J’ai reçu quelques courriels qui me reprochent gentiment de ne pas parler du Québec. “Vous parlez de tout, sauf de ça…” Une fois ça va, deux fois je prête sérieusement attention, trois fois, je ne discute plus: vous avez raison. Le problème, c’est que, pour l’instant, il y a plutôt de tristes constats à faire que des solutions à proposer. La Caisse a perdu des dizaines de milliards de dollars, les projets FIER laissent soupçonner des indélicatesses, mais que peut-on y faire ? Nous avons élu un gouvernement majoritaire et il fera bien ce qu’il voudra…
De toute façon, quelles sont nos solutions de rechange ? Le Parti Québécois ne défend plus son projet d’indépendance et les éditorialistes en sont à spéculer sur les ambitions à la chefferie de François Legault, même si l’on n’a à lui reprocher que de faire correctement son travail.

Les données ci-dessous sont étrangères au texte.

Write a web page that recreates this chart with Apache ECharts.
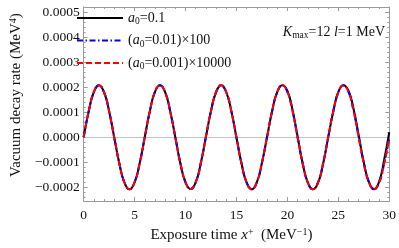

L’ADQ se cherche vraiment un chef, mais à l’interne, alors qu’il est clair que l’on n’y trouvera pas le super héros qui pourrait susciter la grande vague de fond populaire qui en ferait une alternative crédible.

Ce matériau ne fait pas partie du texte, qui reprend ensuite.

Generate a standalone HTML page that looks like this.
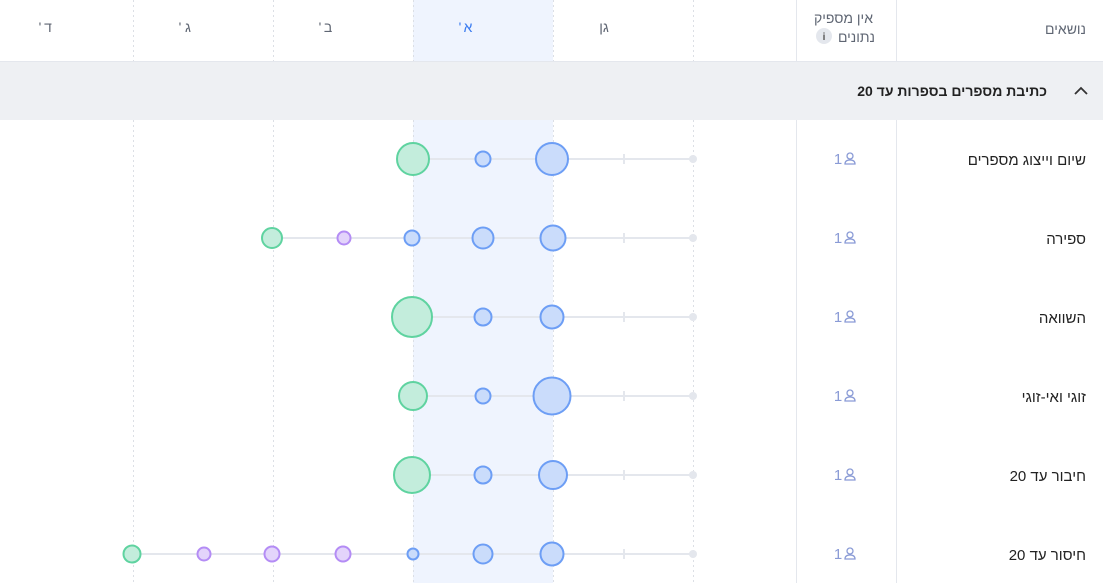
<!DOCTYPE html>
<html><head><meta charset="utf-8"><style>
html,body{margin:0;padding:0;background:#fff;width:1103px;height:583px;overflow:hidden}
svg text{font-family:"Liberation Sans","Noto Sans CJK JP",sans-serif}
</style></head><body>
<svg width="1103" height="583" xmlns="http://www.w3.org/2000/svg">
<defs>
<g id="u"><text x="838" y="5" font-size="15" fill="#8a9bd6" text-anchor="middle">1</text>
<circle cx="850" cy="-3" r="3" fill="none" stroke="#8a9bd6" stroke-width="1.3"/>
<path d="M845 5 Q845 1 850 1 Q855 1 855 5 Z" fill="none" stroke="#8a9bd6" stroke-width="1.3"/>
<line x1="624" y1="-5" x2="624" y2="5" stroke="#e4e7ed" stroke-width="2"/>
<circle cx="693" cy="0" r="4" fill="#e4e7ed"/></g>
</defs>
<rect x="413" y="0" width="140" height="583" fill="#eff4fe"/>
<g stroke="#dcdfe5" stroke-dasharray="2,3" stroke-width="1">
<line x1="133.5" y1="0" x2="133.5" y2="583"/><line x1="273.5" y1="0" x2="273.5" y2="583"/>
<line x1="413.5" y1="0" x2="413.5" y2="583"/><line x1="553.5" y1="0" x2="553.5" y2="583"/>
<line x1="693.5" y1="0" x2="693.5" y2="583"/></g>
<g stroke="#e4e7ed" stroke-width="1"><line x1="796.5" y1="0" x2="796.5" y2="583"/><line x1="896.5" y1="0" x2="896.5" y2="583"/>
<line x1="0" y1="61.5" x2="1103" y2="61.5"/></g>
<rect x="0" y="62" width="1103" height="58" fill="#eef0f3"/>
<g font-size="14" fill="#5f6673" text-anchor="middle">
<text x="40" y="32">'</text><text x="48" y="32">ד</text>
<text x="180" y="32">'</text><text x="188" y="32">ג</text>
<text x="320" y="32">'</text><text x="328" y="32">ב</text>
<text x="460" y="32" fill="#3b7cf0">'</text><text x="468" y="32" fill="#3b7cf0">א</text>
<text x="604" y="32">גן</text></g>
<text x="1086" y="34" font-size="14" fill="#5f6673" text-anchor="end">נושאים</text>
<text x="873" y="23" font-size="14" fill="#5f6673" text-anchor="end">אין מספיק</text>
<text x="875" y="42" font-size="14" fill="#5f6673" text-anchor="end">נתונים</text>
<circle cx="824" cy="36" r="8" fill="#e4e7ed"/><text x="824" y="40" font-size="10" fill="#555" text-anchor="middle" font-weight="bold">i</text>
<text x="1047" y="96" font-size="14" font-weight="bold" fill="#222" text-anchor="end">כתיבת מספרים בספרות עד 20</text>
<path d="M1075 94 L1081 88 L1087 94" stroke="#333" stroke-width="1.8" fill="none"/>
<g font-size="15" fill="#222" text-anchor="end">
<text x="1086" y="165">שיום וייצוג מספרים</text><text x="1086" y="244">ספירה</text>
<text x="1086" y="323">השוואה</text><text x="1086" y="402">זוגי ואי-זוגי</text>
<text x="1086" y="481">חיבור עד 20</text><text x="1086" y="560">חיסור עד 20</text></g>
<g stroke="#e4e7ed" stroke-width="2">
<line x1="413" y1="159" x2="693" y2="159"/><line x1="272" y1="238" x2="693" y2="238"/>
<line x1="412" y1="317" x2="693" y2="317"/><line x1="413" y1="396" x2="693" y2="396"/>
<line x1="412" y1="475" x2="693" y2="475"/><line x1="132" y1="554" x2="693" y2="554"/></g>
<use href="#u" y="159"/><use href="#u" y="238"/><use href="#u" y="317"/>
<use href="#u" y="396"/><use href="#u" y="475"/><use href="#u" y="554"/>
<g stroke-width="2">
<g fill="#c3eddc" stroke="#5fd3a0">
<circle cx="413" cy="159" r="16"/><circle cx="272" cy="238" r="10"/><circle cx="412" cy="317" r="20"/>
<circle cx="413" cy="396" r="14"/><circle cx="412" cy="475" r="18"/><circle cx="132" cy="554" r="8.5"/></g>
<g fill="#e3d4fb" stroke="#b48cf5">
<circle cx="344" cy="238" r="6.5"/><circle cx="204" cy="554" r="6.5"/><circle cx="272" cy="554" r="7.5"/><circle cx="343" cy="554" r="7.5"/></g>
<g fill="#cadcfb" stroke="#6d9ef5">
<circle cx="483" cy="159" r="7.5"/><circle cx="552" cy="159" r="16"/>
<circle cx="412" cy="238" r="7.5"/><circle cx="483" cy="238" r="10.5"/><circle cx="553" cy="238" r="12.5"/>
<circle cx="483" cy="317" r="8.5"/><circle cx="552" cy="317" r="11.5"/>
<circle cx="483" cy="396" r="7.5"/><circle cx="552" cy="396" r="18.5"/>
<circle cx="483" cy="475" r="8.5"/><circle cx="553" cy="475" r="14"/>
<circle cx="413" cy="554" r="5.5"/><circle cx="483" cy="554" r="9.5"/><circle cx="552" cy="554" r="11.5"/></g>
</g>
</svg>
</body></html>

Ni les Verts, ni Québec Solidaire ne sont non plus des options réalistes, de sorte que le prochain geste qui allait créer un peu d’animation semblait devoir être le départ anticipé de Jean Charest vers la scène fédérale. Ce départ, toutefois, semble maintenant bien improbable à court terme, avec l’arrivée d’Ignatieff dont on voit mal comment il pourrait ne pas gagner les prochaines élections à Ottawa.

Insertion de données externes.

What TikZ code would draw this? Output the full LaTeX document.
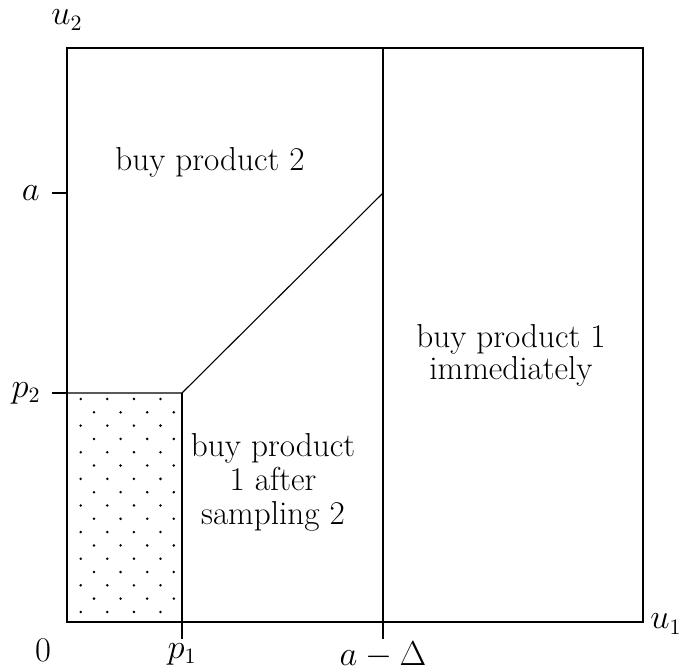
\documentclass[tikz,border=0pt]{standalone}
\usetikzlibrary{positioning}

\begin{document}
\begin{tikzpicture}[
  x=0.5pt, y=-0.5pt,
  font=\fontsize{16}{17}\selectfont,
  %% Line styles
  frame/.style  = {line width=0.7pt},
  bound/.style  = {line width=0.55pt},
  tick/.style   = {line width=0.7pt},
  %% Text styles
  lbl/.style    = {inner sep=0pt},
  region/.style = {align=center, inner sep=0pt,
                   font=\fontsize{16.6}{17}\selectfont},
]
\useasboundingbox (0,0) rectangle (686,672);

%% ── Key points ─────────────────────────────────────────────────
\coordinate (O)    at (67,622);
\coordinate (NE)   at (643,48);
\coordinate (p1b)  at (182,622);
\coordinate (adb)  at (383,622);
\coordinate (adt)  at (383,48);
\coordinate (p2l)  at (67,393);
\coordinate (al)   at (67,193);
\coordinate (kink) at (182,393);
\coordinate (top)  at (383,193);

%% ── Dotted region ──────────────────────────────────────────────
\foreach \i in {0,...,16}{
  \pgfmathsetmacro{\yy}{399+13.31*\i}
  \pgfmathsetmacro{\xo}{isodd(\i) ? 94 : 80.7}
  \foreach \j in {0,...,3}
    \fill (\xo+26.6*\j,\yy) circle (0.7pt);
}

%% ── Frame and boundaries ───────────────────────────────────────
\draw[frame] (O) rectangle (NE);
\draw[bound] (p1b) -- (kink);
\draw[bound] (p2l) -- (kink) -- (top);
\draw[bound] (adb) -- (adt);

%% ── Ticks ──────────────────────────────────────────────────────
\draw[tick] (al)  -- ++(-15,0);
\draw[tick] (p2l) -- ++(-15,0);
\draw[tick] (p1b) -- ++(0,17);
\draw[tick] (adb) -- ++(0,17);

%% ── Axis labels ────────────────────────────────────────────────
\node[lbl] (u2)   at (67,20)   {$u_2$};
\node[lbl] (u1)   at (666,624) {$u_1$};
\node[lbl] (zero) at (43,650)  {$0$};
\node[lbl, anchor=east] (la)  at (40,193) {$a$};
\node[lbl, anchor=east] (lp2) at (41,393) {$p_2$};
\node[lbl, anchor=north] (lp1) at (182,643) {$p_1$};
\node[lbl, anchor=north] (lad) at (383,641) {$a-\Delta$};

%% ── Region labels ──────────────────────────────────────────────
\node[region] (buy2) at (210,162) {buy product 2};
\node[region, font=\fontsize{16.6}{13.5}\selectfont] (buy1now) at (511,355)
  {buy product 1\\immediately};
\node[region] (buy1after) at (273,482)
  {buy product\\1 after\\sampling 2};

\end{tikzpicture}
\end{document}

Que peut-on faire d’utile au Québec qui pourrait nous distraire de la crise actuelle qui va créer une profonde morosité ? Lisez les commentaires des lecteurs sur Le Devoir et La Presse. On est revenu à la sempiternelle question du référendum. Je mets donc ici de l’avant une proposition que j’ai déjà faite: ne pas faire un referendum sur l’indépendance, mais sur le droit du Québec à la faire. Ce qui est la souveraineté.
La question ? Simple et claire :
« QUÉBÉCOIS D’ABORD, je donne au Gouvernement du Québec le mandat formel : a) de négocier avec le Gouvernement du Canada les termes d’une constitution qui instaurera un nouveau partage des pouvoirs, au sein d’une Confédération canadienne à laquelle le Québec appartiendra si elle est conforme à ses aspirations, et b) si telle négociation échoue, de procéder, à sa convenance, à la sécession du Québec du Canada, par une déclaration d’indépendance, unilatérale ou négociée selon qu’il le jugera opportun, à la seule condition de l’avoir clairement énoncé à son programme »
Un « OUI » à ce référendum ne signifierait PAS la sécession du Québec, mais signifierait que celle-ci peut être déclarée en tout temps par le Gouvernement du Québec… Dans la situation ainsi créée, le Québec choisit les modalités de sa participation à une ensemble canadien, disposant même du droit de ne pas y appartenir. Il est donc souverain, puisque la souveraineté ne dépend pas des appartenances qu’on se choisit, mais du droit inaliénable de les choisir.
Si un parti propose la sécession, l’élection devient ipso facto référendaire. Si une majorité de la population soutient les exigences dont un parti fait ses conditions de l’appartenance du Québec au Canada, elle saura que celui-ci ne se borne pas à instrumentaliser l’idée d’indépendance pour se faire élire… et ne plus en parler. Il pourra la faire !
Si le gouvernement fédéral ne conteste pas la validité du mandat qui découle de ce référendum — et la contester serait un suicide politique pour le parti fédéral qui le ferait — il reconnaît de facto la souveraineté du Québec. Je crois que c’est cette reconnaissance de la souveraineté du Québec, sans obligation de quitter Canada, qui donnerait satisfaction à une majorité assez substantielle des Québécois pour qu’on puisse raccommoder la déchirure sociale qui persiste ici depuis le premier référendum et faire des choses ensemble.
Si je connais bien les Québécois, ils voteront OUI à ce référendum… puis s’empresseront d’élire un gouvernement qui négociera âprement pour le bien du Québec, mais tout en gardant un préjugé favorable au maintien de liens privilégiés avec le reste du Canada et en disant haut et fort qu’il y restera.
Pour normand qu’il soit, ce choix n’empêcherait pas que le Québec soit devenu souverain et ait dès lors dans sa poche la clef de l’indépendance. S’il la voulait et quand il la voudrait.